13. The portable terminal of claim 12, wherein the delay decision unit is further configured to set the brightness change delay time based on the brightness setting signal and the brightness of the backlight unit.

14. The portable terminal of claim 11, wherein the backlight driver is further configured to adjust a slew rate of a current to be provided to the backlight unit, based on the brightness change delay time.

15. The portable terminal of claim 11, wherein the backlight driver is further configured to adjust a rate of change in a duty ratio of a pulse width modulation signal to be provided to the backlight unit, based on the brightness change delay time.

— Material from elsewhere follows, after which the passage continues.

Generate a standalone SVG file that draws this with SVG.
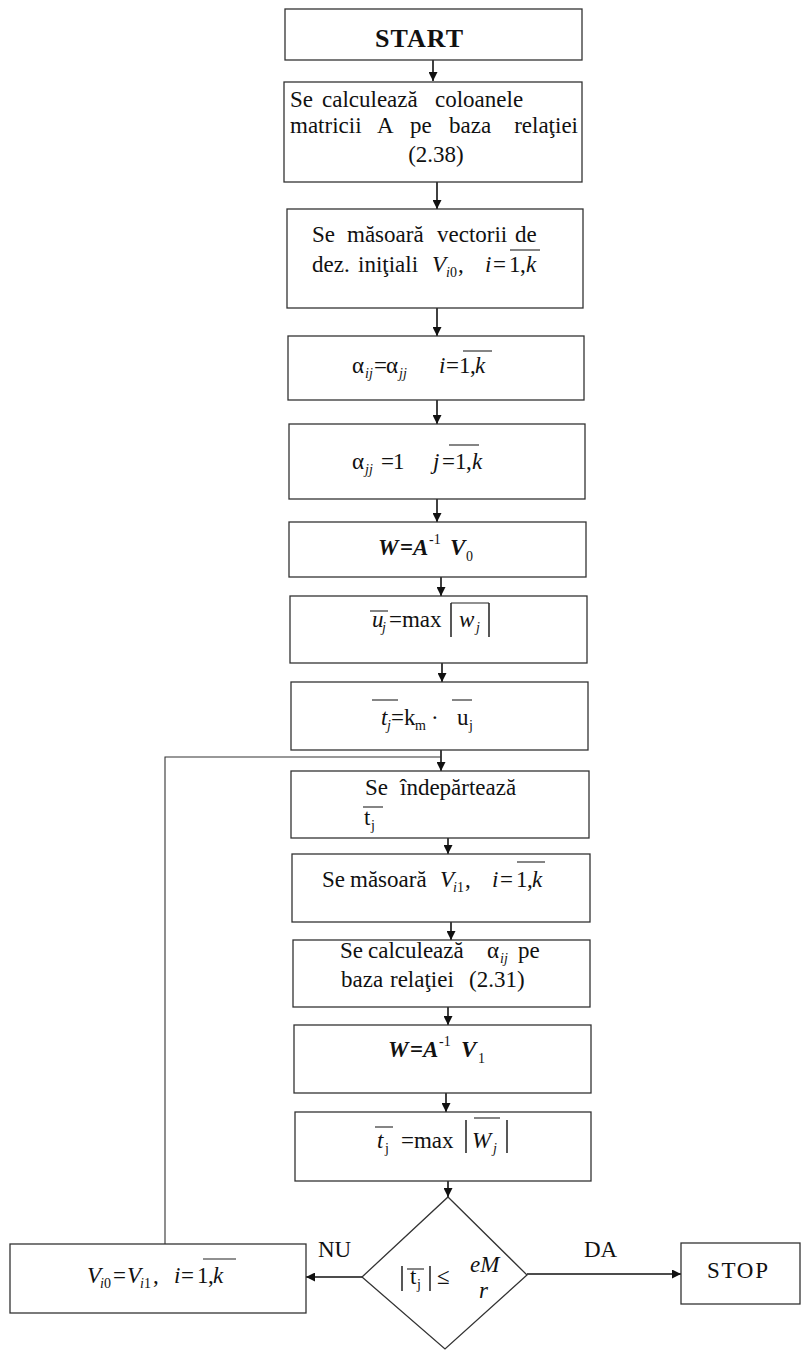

16. A method of driving a display apparatus, the method comprising:

setting, by a host controller of the display apparatus, a brightness change delay time according to a brightness setting set by a user;

converting image data to be suitable for a pixel arrangement of a display panel;

determining a brightness of a backlight unit based on a result of an analysis of the converted image data; and

changing the brightness of the backlight unit to the determined brightness of the backlight unit during the brightness change delay time.

17. The method of claim 16, wherein the changing of the brightness of the backlight unit comprises adjusting a slew rate of power to be provided to the backlight unit, based on the brightness change delay time.

18. The method of claim 16, wherein the changing of the brightness of the backlight unit comprises adjusting a rate of change in a duty ratio of a pulse width modulation signal to be provided to the backlight unit, based on the brightness change delay time.

19. The method of claim 16, wherein the display panel may include red, green, blue, and white sub-pixels.

20. The method of claim 16, wherein the brightness change delay time is increased as the brightness setting is increased.